* Start Data lines *

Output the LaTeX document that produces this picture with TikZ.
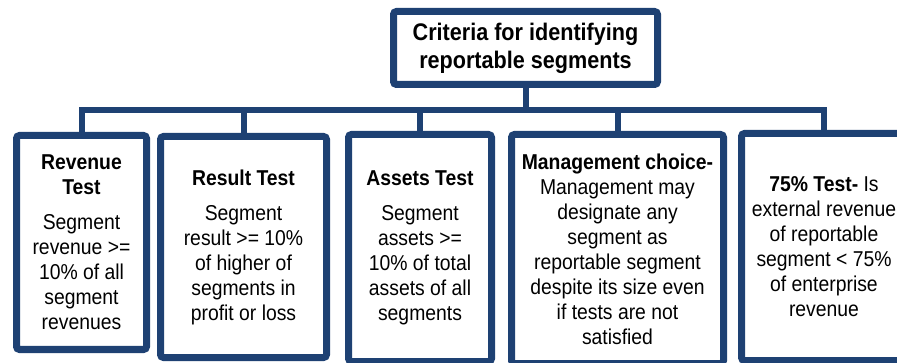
\documentclass[tikz,border=0pt]{standalone}
\usepackage{fontspec}
\setmainfont{Liberation Sans}[FakeStretch=0.9]
\usepackage{tikz}
\usetikzlibrary{positioning,shadows}
\definecolor{critblue}{RGB}{30,65,115}

\tikzset{
	critbox/.style={draw=critblue, line width=7pt, fill=white, rounded corners=3pt,
		inner sep=0pt, align=center, font=\fontsize{21.5}{25}\selectfont,
		drop shadow={opacity=0.22, shadow xshift=1.5pt, shadow yshift=-2.5pt}},
	link/.style={draw=critblue, line width=6pt},
}

\begin{document}
\begin{tikzpicture}[x=1pt, y=-1pt]
		\useasboundingbox (0,0) rectangle (897,363);
		\clip (0,0) rectangle (897,363);

		% Define nodes
		\node[critbox, minimum width=264pt, minimum height=73pt,
			font=\fontsize{24}{28}\selectfont\bfseries] (crit) at (525.5,48)
			{Criteria for identifying\\reportable segments};
		\node[critbox, minimum width=130pt, minimum height=214pt] (rev) at (81.5,242.5)
			{\textbf{Revenue}\\\textbf{Test}\\[10pt]Segment\\revenue >=\\10\% of all\\segment\\revenues};
		\node[critbox, minimum width=166pt, minimum height=221pt] (res) at (243.5,247)
			{\textbf{Result Test}\\[10pt]Segment\\result >= 10\%\\of higher of\\segments in\\profit or loss};
		\node[critbox, minimum width=143pt, minimum height=227pt] (ass) at (420,248)
			{\textbf{Assets Test}\\[10pt]Segment\\assets >=\\10\% of total\\assets of all\\segments};
		\node[critbox, minimum width=212pt, minimum height=229pt] (man) at (617.5,249)
			{\textbf{Management choice-}\\Management may\\designate any\\segment as\\reportable segment\\despite its size even\\if tests are not\\satisfied};
		\node[critbox, minimum width=165pt, minimum height=227pt] (pct) at (824,247)
			{\textbf{75\% Test-} Is\\external revenue\\of reportable\\segment < 75\%\\of enterprise\\revenue};

		% Connect the nodes
		\coordinate (bus) at (525.5,110);
		\draw[link] (crit.south) -- (bus);
		\foreach \b in {rev,res,ass,man,pct}
			\draw[link] (bus) -| (\b.north);
	\end{tikzpicture}
\end{document}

* End Data lines *

## What to do
Transcribe the listing in full and omit the pictures.

## Exercise output
Output the LaTeX document that produces this picture with TikZ.
\documentclass[tikz,border=0pt]{standalone}
\usepackage{fontspec}
\setmainfont{Liberation Sans}[FakeStretch=0.9]
\usepackage{tikz}
\usetikzlibrary{positioning,shadows}
\definecolor{critblue}{RGB}{30,65,115}

\tikzset{
	critbox/.style={draw=critblue, line width=7pt, fill=white, rounded corners=3pt,
		inner sep=0pt, align=center, font=\fontsize{21.5}{25}\selectfont,
		drop shadow={opacity=0.22, shadow xshift=1.5pt, shadow yshift=-2.5pt}},
	link/.style={draw=critblue, line width=6pt},
}

\begin{document}
\begin{tikzpicture}[x=1pt, y=-1pt]
		\useasboundingbox (0,0) rectangle (897,363);
		\clip (0,0) rectangle (897,363);

		% Define nodes
		\node[critbox, minimum width=264pt, minimum height=73pt,
			font=\fontsize{24}{28}\selectfont\bfseries] (crit) at (525.5,48)
			{Criteria for identifying\\reportable segments};
		\node[critbox, minimum width=130pt, minimum height=214pt] (rev) at (81.5,242.5)
			{\textbf{Revenue}\\\textbf{Test}\\[10pt]Segment\\revenue >=\\10\% of all\\segment\\revenues};
		\node[critbox, minimum width=166pt, minimum height=221pt] (res) at (243.5,247)
			{\textbf{Result Test}\\[10pt]Segment\\result >= 10\%\\of higher of\\segments in\\profit or loss};
		\node[critbox, minimum width=143pt, minimum height=227pt] (ass) at (420,248)
			{\textbf{Assets Test}\\[10pt]Segment\\assets >=\\10\% of total\\assets of all\\segments};
		\node[critbox, minimum width=212pt, minimum height=229pt] (man) at (617.5,249)
			{\textbf{Management choice-}\\Management may\\designate any\\segment as\\reportable segment\\despite its size even\\if tests are not\\satisfied};
		\node[critbox, minimum width=165pt, minimum height=227pt] (pct) at (824,247)
			{\textbf{75\% Test-} Is\\external revenue\\of reportable\\segment < 75\%\\of enterprise\\revenue};

		% Connect the nodes
		\coordinate (bus) at (525.5,110);
		\draw[link] (crit.south) -- (bus);
		\foreach \b in {rev,res,ass,man,pct}
			\draw[link] (bus) -| (\b.north);
	\end{tikzpicture}
\end{document}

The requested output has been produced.